The government denies the charges, saying Khan is avoiding accountability for his alleged wrongdoings while in office.
Thousands of PTI supporters have clashed with Pakistani security forces in recent days, injuring dozens of people on both sides. The violence erupted last week when police raided Khan's residence in Lahore to try to arrest him and later in the Pakistani capital, Islamabad, where he made a court appearance.
The Sharif government has since unleashed a crackdown on the PTI, rounding up hundreds of its workers and second-tier leaders on terrorism charges and for other criminal offenses.
Critics say Khan is being punished for questioning the military's involvement in politics.
The prestigious English language DAWN newspaper warned in an editorial this week against treating the country's largest political party as a "terrorist outfit."

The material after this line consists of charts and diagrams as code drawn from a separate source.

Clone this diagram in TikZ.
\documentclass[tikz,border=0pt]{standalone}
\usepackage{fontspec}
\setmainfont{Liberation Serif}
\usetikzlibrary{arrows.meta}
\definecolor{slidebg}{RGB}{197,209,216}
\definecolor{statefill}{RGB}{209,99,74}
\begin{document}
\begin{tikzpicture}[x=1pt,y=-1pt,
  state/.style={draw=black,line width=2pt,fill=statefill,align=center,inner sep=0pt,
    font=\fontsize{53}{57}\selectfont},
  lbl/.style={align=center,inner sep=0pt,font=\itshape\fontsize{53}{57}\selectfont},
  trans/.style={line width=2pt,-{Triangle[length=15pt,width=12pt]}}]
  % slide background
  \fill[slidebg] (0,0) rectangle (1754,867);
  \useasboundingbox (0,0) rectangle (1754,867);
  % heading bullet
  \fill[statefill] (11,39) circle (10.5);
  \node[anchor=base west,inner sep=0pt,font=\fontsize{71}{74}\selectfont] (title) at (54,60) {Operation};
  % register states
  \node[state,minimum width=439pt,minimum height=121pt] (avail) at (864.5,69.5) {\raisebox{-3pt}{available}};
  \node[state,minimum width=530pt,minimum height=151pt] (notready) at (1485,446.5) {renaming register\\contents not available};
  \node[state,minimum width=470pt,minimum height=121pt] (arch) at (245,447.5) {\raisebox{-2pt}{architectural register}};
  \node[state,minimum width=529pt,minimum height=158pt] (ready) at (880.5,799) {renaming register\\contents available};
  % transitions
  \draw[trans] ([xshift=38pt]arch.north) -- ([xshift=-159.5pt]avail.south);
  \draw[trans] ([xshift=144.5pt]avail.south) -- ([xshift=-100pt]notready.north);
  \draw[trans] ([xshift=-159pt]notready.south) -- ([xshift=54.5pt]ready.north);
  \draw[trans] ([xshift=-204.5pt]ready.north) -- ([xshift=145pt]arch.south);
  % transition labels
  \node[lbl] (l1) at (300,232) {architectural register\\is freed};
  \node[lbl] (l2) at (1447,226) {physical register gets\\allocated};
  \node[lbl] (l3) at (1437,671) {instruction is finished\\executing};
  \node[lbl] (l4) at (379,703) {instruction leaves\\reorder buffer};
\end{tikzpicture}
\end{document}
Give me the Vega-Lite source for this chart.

The government "seems to be borrowing even its vocabulary from a dictator's playbook," the editorial read. "History will not judge kindly those who throw the laws of this land in the bin in their blind desperation to keep just one man and one political party away from power."
Human Rights Watch on Tuesday accused Pakistani police of using "abusive measures" in an escalating confrontation with Khan's supporters, such as striking them with batons, firing tear gas, water cannon, and rubber bullets, and detaining them under sweeping counterterrorism laws.
"The use of Pakistan's vague and overbroad anti-terrorism provisions against opposition protesters is very worrying," said Patricia Gossman, the associate Asia director at the U.S.-based watchdog, in a statement.